Bonjour je possède un iMac de fin 2009 High Sierra et je voudrais installer windows dessus mais le problème et que quand je télécharge image disque de windows 10 le téléchargement s'interrompt et ça me marque "La connexion réseau a été perdu..." et j'ai essayé de le télécharger dans toute les langue mais rien a faire. Il n'y a aucun problème au niveau de ma connexion internet. 
PS: J'ai aussi essayé avec chrome mais cela ne change rien.


----------



## Locke (25 Juillet 2022)

Mc_cmb a dit:


> Bonjour je possède un iMac de fin 2009 High Sierra et je voudrais installer windows dessus mais le problème et que quand je télécharge image disque de windows 10 le téléchargement s'interrompt et ça me marque "La connexion réseau a été perdu..." et j'ai essayé de le télécharger dans toute les langue mais rien a faire. Il n'y a aucun problème au niveau de ma connexion internet.
> PS: J'ai aussi essayé avec chrome mais cela ne change rien.

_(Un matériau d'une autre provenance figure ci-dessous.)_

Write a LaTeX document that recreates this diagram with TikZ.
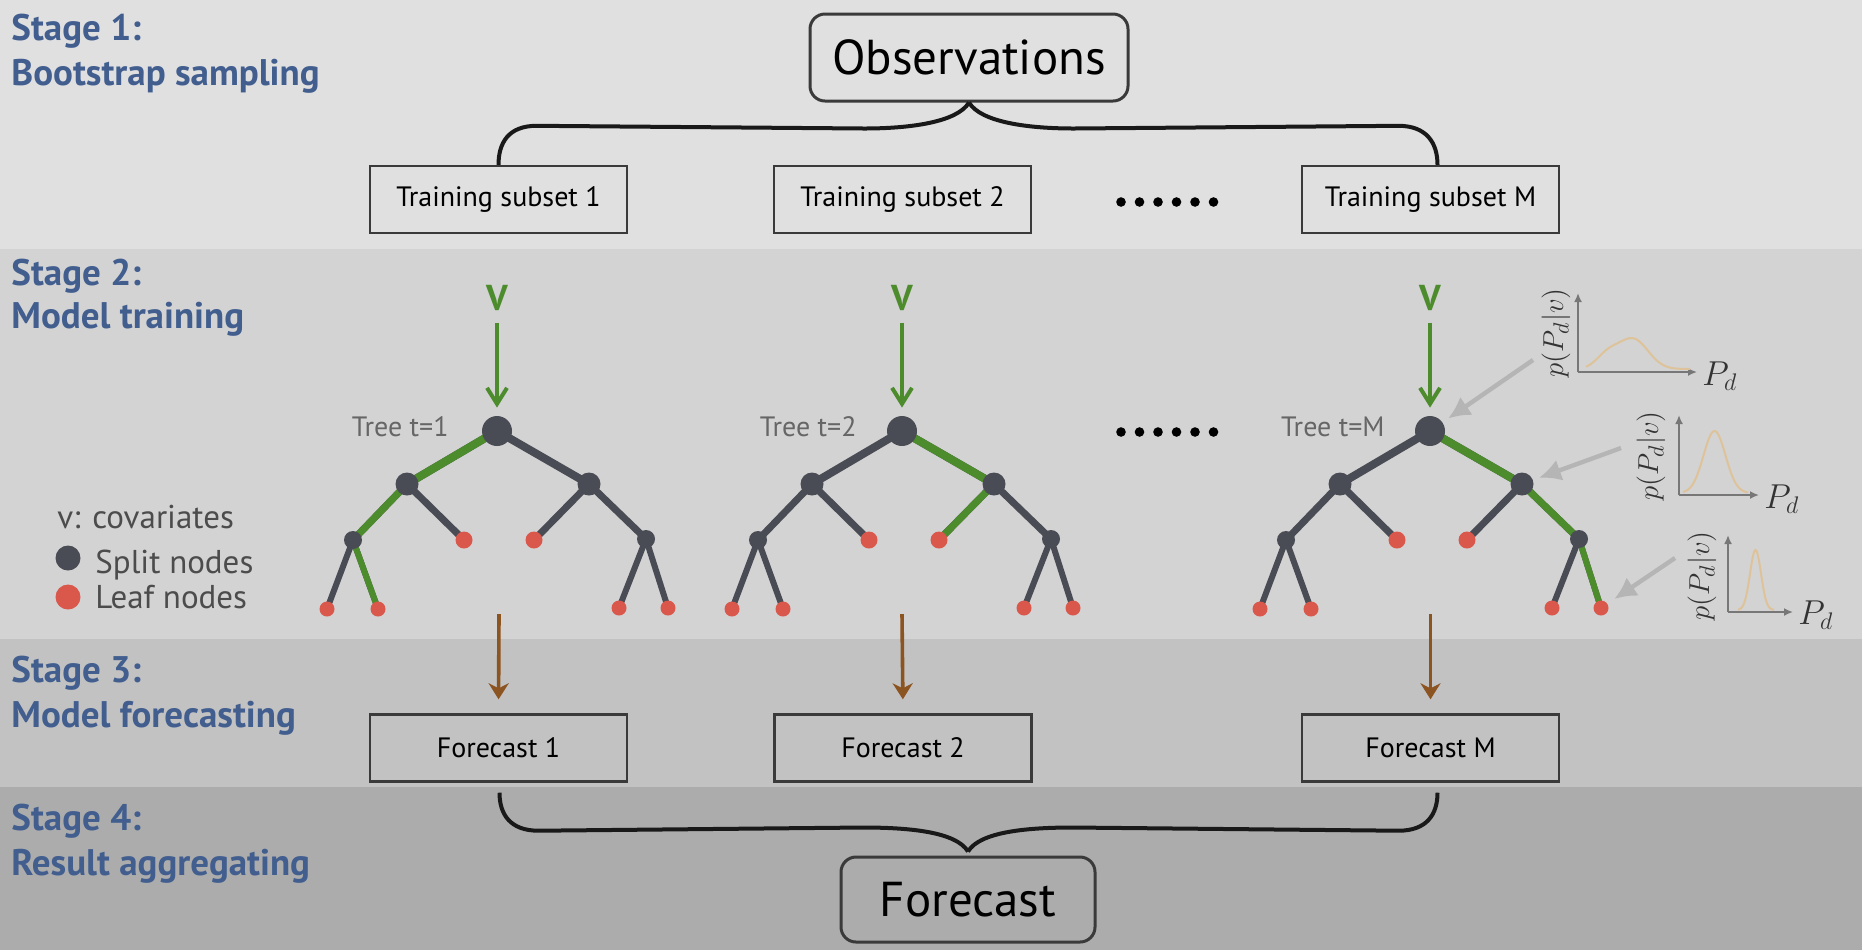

Tu peux abandonner, car tu ne pourras pas installer une version de Windows 10 dans ton vieil iMac de 2009. Officiellement chez Apple... https://support.apple.com/fr-fr/HT201468 .

Pour enfoncer le clou, avec ce modèle de 2009 tu ne peux pas utiliser un fichier .iso, uniquement qu'une version de Windows 7/8 depuis un DVD original ou une copie gravée depuis un vrai PC. Encore faut-il que le SuperDrive interne de cet iMac soit encore fonctionnel.

On déménage dans la bonne section, aucun rapport dans macOS.


----------



## Mc_cmb (25 Juillet 2022)

Locke a dit:


> Tu peux abandonner, car tu ne pourras pas installer une version de Windows 10 dans ton vieil iMac de 2009. Officiellement chez Apple... https://support.apple.com/fr-fr/HT201468 .
> 
> Pour enfoncer le clou, avec ce modèle de 2009 tu ne peux pas utiliser un fichier .iso, uniquement qu'une version de Windows 7/8 depuis un DVD original ou une copie gravée depuis un vrai PC. Encore faut-il que le SuperDrive interne de cet iMac soit encore fonctionnel.
> 
> On déménage dans la bonne section, aucun rapport dans macOS.


Merci beaucoup pour cette réponse fulgurante tu m'aura éviter de longue heures de recherche


----------